Selon les journalistes, ces opérations auraient été coordonnées depuis la représentation permanente de la Hongrie à Bruxelles. Elles auraient connu un pic d’activité sous la direction d’Olivér Várhelyi, alors chef de mission, devenu commissaire européen en 2019. L’enquête affirme qu’il était au courant des pratiques d’influence et aurait bénéficié des informations recueillies, sans toutefois préciser si les tentatives d’infiltration ont réellement abouti.

Des avantages financiers ou des perspectives de carrière auraient été proposés à des employés européens en échange de leur coopération. Les journalistes soulignent aussi que certains d’entre eux auraient subi des pressions directes de la part de diplomates hongrois.

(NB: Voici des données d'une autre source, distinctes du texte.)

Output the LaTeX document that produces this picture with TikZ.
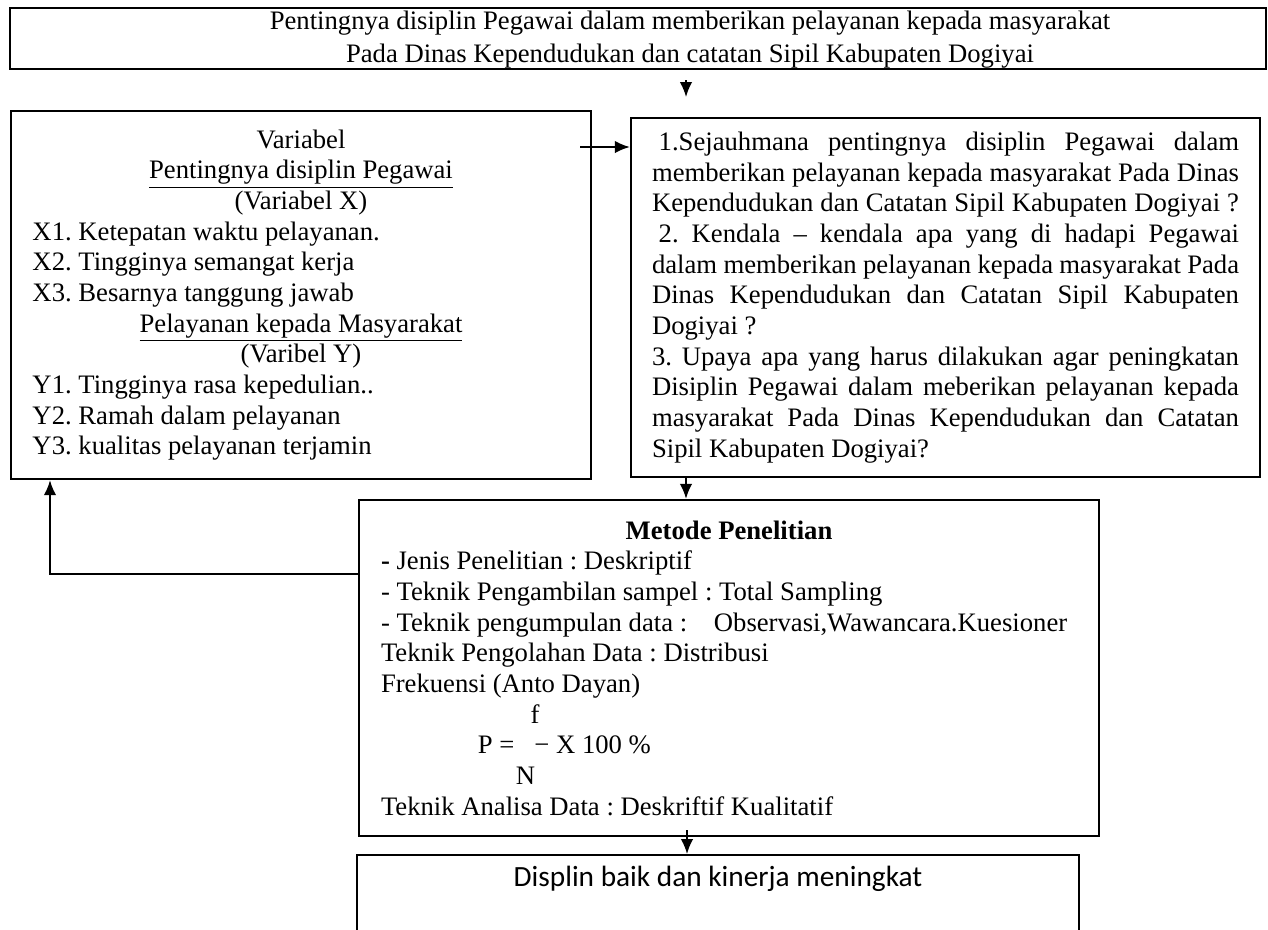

Bruxelles promet des vérifications internes

Face à la gravité des révélations, la Commission européenne a réagi jeudi. Son porte-parole, Balazs Ujvari, a indiqué que l’institution « prenait ces allégations très au sérieux » et qu’un groupe de travail interne allait être mis en place pour examiner le dossier. « Il s’agit d’une question de sécurité », a-t-il insisté, rappelant que la Commission « est déterminée à protéger ses informations contre toute collecte illicite ».

La présidente de la Commission, Ursula von der Leyen, n’a pas encore réagi publiquement, mais plusieurs sources internes évoquent un « climat de sidération » au sein des services européens.

Budapest dénonce une « campagne de diffamation »

Le gouvernement hongrois rejette catégoriquement ces accusations. Son porte-parole, Zoltan Kovacs, les a qualifiées sur le réseau X de « campagne de diffamation orchestrée par des services de renseignement étrangers ». Selon lui, les journalistes de Direkt36 seraient « manipulés » par des puissances hostiles à la Hongrie.

Le ministre des Affaires étrangères, Peter Szijjarto, a également déclaré ne disposer « d’aucune information sur de telles activités » et fustige ce qu’il appelle une « opération politique visant à salir la Hongrie ».

Une nouvelle crise entre Budapest et Bruxelles

Ces soupçons d’espionnage surviennent dans un contexte de défiance déjà prononcée entre la Hongrie et ses partenaires européens. Bruxelles accuse régulièrement Viktor Orbán de saper l’État de droit, de restreindre la liberté de la presse et de politiser la justice. En conséquence, plusieurs milliards d’euros de fonds européens ont été gelés.

En 2024, la Hongrie a inauguré à Bruxelles une « Maison hongroise », officiellement centre culturel, mais considérée par les services de renseignement belges comme un possible outil d’influence politique.

L’enquête ouverte par la Commission pourrait encore aggraver la fracture entre Budapest et les institutions européennes, à la veille du sommet de l’Union prévu fin octobre. Si les faits étaient confirmés, ce serait la première fois qu’un État membre est accusé d’espionner ses propres institutions communautaires.